● **Records to use**
## Start

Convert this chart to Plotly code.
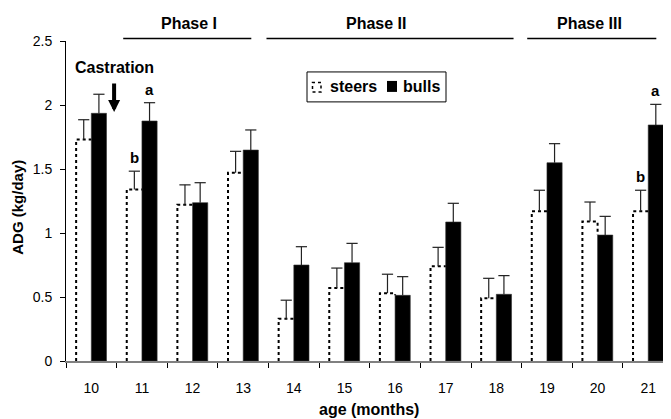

## End
## Start

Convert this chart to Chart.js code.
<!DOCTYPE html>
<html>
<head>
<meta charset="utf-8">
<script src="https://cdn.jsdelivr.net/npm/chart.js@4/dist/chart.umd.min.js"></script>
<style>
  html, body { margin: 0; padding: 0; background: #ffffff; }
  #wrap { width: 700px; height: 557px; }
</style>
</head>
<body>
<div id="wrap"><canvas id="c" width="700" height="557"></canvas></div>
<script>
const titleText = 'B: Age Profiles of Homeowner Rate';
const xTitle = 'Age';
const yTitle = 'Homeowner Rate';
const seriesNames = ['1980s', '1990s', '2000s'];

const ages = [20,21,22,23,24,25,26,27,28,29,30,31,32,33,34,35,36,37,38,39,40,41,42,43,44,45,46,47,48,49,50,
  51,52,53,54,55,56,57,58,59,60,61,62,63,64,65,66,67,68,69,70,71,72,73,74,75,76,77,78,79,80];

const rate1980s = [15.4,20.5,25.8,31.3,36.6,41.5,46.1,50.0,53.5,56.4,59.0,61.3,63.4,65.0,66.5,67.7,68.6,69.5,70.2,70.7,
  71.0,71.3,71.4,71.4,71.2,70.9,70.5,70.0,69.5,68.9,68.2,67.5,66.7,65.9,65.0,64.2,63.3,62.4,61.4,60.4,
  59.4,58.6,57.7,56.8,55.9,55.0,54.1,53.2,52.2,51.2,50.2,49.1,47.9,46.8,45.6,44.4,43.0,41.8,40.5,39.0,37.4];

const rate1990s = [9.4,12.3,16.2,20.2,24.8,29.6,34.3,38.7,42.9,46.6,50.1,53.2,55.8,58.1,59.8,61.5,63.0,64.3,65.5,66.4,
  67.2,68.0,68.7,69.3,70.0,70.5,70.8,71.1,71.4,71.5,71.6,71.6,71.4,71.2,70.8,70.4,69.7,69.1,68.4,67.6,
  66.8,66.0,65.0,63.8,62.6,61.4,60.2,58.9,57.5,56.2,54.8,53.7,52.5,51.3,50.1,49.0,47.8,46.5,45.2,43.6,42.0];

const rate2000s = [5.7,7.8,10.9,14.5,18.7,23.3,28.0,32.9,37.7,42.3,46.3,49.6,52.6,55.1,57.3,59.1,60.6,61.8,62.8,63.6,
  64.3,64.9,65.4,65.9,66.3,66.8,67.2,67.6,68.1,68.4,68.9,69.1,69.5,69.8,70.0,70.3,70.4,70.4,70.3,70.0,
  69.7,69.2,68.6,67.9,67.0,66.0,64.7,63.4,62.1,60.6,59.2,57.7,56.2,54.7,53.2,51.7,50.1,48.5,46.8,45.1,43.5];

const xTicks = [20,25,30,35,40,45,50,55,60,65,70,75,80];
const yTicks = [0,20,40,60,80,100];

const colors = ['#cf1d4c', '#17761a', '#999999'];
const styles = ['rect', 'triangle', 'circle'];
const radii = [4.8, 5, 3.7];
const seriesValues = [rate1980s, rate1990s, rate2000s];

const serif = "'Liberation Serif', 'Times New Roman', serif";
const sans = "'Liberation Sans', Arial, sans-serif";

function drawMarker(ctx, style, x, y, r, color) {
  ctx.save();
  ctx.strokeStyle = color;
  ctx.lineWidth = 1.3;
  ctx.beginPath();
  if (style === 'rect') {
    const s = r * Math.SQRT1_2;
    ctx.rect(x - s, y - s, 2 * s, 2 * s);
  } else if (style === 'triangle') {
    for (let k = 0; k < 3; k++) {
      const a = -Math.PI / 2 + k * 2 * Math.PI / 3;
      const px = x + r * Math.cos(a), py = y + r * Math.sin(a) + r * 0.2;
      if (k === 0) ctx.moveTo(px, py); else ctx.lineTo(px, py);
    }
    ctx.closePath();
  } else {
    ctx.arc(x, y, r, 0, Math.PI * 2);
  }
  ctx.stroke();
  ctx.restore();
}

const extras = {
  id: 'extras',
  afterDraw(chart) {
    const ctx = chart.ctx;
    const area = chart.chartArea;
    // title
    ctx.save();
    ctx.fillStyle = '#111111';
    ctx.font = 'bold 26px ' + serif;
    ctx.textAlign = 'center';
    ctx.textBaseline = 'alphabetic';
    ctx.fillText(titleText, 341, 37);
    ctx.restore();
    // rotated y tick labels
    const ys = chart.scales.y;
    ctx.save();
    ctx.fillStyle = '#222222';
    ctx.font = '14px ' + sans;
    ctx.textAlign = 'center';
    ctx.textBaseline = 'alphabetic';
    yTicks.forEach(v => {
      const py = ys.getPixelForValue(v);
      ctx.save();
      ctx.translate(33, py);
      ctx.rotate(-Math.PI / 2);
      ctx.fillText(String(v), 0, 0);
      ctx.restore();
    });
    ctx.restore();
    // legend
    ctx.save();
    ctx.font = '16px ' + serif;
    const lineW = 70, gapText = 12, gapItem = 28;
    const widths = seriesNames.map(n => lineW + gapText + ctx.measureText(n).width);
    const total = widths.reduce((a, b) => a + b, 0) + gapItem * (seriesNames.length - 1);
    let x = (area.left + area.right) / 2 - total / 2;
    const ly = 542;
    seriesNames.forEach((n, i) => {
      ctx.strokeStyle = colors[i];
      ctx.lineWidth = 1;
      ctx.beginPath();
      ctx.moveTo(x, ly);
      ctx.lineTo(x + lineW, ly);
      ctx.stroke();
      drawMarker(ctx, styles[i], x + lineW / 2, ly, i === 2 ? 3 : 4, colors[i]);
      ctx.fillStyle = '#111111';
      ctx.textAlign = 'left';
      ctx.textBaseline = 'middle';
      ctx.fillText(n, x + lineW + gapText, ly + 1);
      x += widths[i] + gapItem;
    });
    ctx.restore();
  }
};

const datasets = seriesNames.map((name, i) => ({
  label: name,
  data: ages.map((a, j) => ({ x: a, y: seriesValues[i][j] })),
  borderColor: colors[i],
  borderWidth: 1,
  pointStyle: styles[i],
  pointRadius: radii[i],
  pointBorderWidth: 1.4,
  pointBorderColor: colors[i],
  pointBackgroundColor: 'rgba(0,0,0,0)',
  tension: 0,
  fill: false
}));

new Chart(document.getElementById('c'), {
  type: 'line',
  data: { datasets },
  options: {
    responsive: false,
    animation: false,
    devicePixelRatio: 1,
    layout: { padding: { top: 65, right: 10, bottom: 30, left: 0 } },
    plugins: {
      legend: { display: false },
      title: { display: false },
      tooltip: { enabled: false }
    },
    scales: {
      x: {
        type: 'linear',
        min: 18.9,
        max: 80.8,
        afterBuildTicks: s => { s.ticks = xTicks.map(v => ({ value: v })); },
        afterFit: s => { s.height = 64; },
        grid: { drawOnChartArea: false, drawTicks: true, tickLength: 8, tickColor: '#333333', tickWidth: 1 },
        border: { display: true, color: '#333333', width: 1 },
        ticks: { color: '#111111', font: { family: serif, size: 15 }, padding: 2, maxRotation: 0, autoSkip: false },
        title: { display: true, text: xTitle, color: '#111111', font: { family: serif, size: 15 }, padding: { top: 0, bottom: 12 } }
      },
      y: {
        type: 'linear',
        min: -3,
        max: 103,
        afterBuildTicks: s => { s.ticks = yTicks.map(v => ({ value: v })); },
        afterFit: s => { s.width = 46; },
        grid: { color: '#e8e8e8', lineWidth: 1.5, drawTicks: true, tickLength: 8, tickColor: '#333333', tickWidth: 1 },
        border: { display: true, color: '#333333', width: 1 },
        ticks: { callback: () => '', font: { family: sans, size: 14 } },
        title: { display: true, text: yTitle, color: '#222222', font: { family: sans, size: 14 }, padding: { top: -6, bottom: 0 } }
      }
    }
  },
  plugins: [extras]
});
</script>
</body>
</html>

## End
## Start

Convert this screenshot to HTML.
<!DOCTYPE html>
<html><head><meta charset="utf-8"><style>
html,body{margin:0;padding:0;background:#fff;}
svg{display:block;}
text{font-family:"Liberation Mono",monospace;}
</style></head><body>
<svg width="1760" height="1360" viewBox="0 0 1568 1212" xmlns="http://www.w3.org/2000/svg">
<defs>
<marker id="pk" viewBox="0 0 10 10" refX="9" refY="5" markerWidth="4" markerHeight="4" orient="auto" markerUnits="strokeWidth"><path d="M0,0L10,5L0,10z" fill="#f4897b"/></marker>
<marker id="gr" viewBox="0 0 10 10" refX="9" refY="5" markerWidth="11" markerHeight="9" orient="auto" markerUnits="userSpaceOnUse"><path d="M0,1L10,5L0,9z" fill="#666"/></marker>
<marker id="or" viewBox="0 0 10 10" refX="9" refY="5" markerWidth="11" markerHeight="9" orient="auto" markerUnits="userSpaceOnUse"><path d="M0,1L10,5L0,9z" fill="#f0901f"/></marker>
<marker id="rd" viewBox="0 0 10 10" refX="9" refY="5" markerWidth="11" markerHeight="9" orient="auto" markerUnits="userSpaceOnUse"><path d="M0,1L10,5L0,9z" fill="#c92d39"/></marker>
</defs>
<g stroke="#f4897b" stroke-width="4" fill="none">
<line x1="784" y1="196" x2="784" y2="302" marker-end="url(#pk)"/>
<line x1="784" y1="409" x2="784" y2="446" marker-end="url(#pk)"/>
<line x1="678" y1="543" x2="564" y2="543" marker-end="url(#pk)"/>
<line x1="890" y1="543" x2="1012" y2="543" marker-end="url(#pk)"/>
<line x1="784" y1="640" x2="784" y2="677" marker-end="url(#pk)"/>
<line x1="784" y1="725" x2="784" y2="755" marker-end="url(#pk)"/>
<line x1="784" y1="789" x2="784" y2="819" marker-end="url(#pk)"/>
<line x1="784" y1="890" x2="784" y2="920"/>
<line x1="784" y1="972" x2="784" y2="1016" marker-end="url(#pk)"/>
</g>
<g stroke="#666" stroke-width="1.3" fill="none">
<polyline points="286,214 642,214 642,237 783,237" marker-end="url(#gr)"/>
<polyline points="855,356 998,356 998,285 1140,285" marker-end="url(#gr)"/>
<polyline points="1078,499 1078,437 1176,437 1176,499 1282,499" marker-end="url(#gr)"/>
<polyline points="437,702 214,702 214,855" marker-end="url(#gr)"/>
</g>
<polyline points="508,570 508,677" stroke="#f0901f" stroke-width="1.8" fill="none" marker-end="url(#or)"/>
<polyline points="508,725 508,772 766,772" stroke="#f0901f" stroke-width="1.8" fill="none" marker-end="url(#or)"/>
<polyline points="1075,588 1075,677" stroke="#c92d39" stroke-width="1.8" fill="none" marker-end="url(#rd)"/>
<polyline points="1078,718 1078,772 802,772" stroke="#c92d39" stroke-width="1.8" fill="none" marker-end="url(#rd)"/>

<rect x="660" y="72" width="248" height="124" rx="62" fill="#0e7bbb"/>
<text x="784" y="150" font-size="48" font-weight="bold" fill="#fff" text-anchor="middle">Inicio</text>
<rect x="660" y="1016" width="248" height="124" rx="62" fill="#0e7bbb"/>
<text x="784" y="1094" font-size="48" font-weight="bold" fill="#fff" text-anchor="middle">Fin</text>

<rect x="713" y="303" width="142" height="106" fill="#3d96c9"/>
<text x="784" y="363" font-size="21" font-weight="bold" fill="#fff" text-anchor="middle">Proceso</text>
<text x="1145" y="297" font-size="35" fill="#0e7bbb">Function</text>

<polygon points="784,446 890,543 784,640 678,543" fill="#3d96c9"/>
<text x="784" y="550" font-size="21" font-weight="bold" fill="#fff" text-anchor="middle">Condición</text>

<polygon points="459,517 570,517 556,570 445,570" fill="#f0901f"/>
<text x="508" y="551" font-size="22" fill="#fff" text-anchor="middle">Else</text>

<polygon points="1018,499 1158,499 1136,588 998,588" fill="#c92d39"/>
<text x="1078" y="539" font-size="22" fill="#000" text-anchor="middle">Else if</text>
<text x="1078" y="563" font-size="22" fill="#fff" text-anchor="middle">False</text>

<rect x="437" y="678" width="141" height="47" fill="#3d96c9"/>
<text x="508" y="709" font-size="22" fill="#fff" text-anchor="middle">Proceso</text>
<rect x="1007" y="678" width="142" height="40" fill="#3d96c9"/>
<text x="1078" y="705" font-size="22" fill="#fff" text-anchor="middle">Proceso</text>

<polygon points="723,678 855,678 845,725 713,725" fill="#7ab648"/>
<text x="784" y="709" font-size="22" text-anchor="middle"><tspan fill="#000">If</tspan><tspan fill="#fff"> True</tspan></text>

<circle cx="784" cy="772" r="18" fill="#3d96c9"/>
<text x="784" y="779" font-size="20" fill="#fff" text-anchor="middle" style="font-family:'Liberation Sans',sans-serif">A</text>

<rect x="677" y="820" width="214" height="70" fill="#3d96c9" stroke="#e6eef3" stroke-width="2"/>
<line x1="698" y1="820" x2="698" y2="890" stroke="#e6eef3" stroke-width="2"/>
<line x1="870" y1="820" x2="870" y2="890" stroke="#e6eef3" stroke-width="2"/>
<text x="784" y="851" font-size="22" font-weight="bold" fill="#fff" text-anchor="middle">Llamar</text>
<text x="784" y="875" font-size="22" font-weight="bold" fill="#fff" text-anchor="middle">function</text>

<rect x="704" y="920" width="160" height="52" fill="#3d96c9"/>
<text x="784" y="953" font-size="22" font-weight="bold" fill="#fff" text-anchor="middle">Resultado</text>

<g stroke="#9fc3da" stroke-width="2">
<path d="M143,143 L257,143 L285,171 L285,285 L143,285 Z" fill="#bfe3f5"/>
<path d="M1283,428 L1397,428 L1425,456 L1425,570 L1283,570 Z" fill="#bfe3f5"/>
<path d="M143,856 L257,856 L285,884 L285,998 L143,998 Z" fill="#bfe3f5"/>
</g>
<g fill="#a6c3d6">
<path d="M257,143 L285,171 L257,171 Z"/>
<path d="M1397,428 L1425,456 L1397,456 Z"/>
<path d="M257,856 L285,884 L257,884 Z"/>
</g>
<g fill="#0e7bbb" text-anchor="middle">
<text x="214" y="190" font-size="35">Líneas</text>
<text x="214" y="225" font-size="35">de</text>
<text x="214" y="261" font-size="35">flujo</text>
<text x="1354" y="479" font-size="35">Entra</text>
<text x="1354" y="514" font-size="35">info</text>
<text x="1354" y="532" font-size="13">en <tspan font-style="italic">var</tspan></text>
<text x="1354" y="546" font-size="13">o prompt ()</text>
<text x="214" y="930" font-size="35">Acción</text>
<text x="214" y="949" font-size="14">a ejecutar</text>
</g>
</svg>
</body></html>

## End

● **What is asked**
In the listing above, locate the line containing "Convert this chart to Chart.js code." and the line containing "const seriesNames = ['1980s', '1990s', '2000s'];". Transcribe those two lines and everything between them, exactly as written.

● **Response to the task**
Convert this chart to Chart.js code.
<!DOCTYPE html>
<html>
<head>
<meta charset="utf-8">
<script src="https://cdn.jsdelivr.net/npm/chart.js@4/dist/chart.umd.min.js"></script>
<style>
  html, body { margin: 0; padding: 0; background: #ffffff; }
  #wrap { width: 700px; height: 557px; }
</style>
</head>
<body>
<div id="wrap"><canvas id="c" width="700" height="557"></canvas></div>
<script>
const titleText = 'B: Age Profiles of Homeowner Rate';
const xTitle = 'Age';
const yTitle = 'Homeowner Rate';
const seriesNames = ['1980s', '1990s', '2000s'];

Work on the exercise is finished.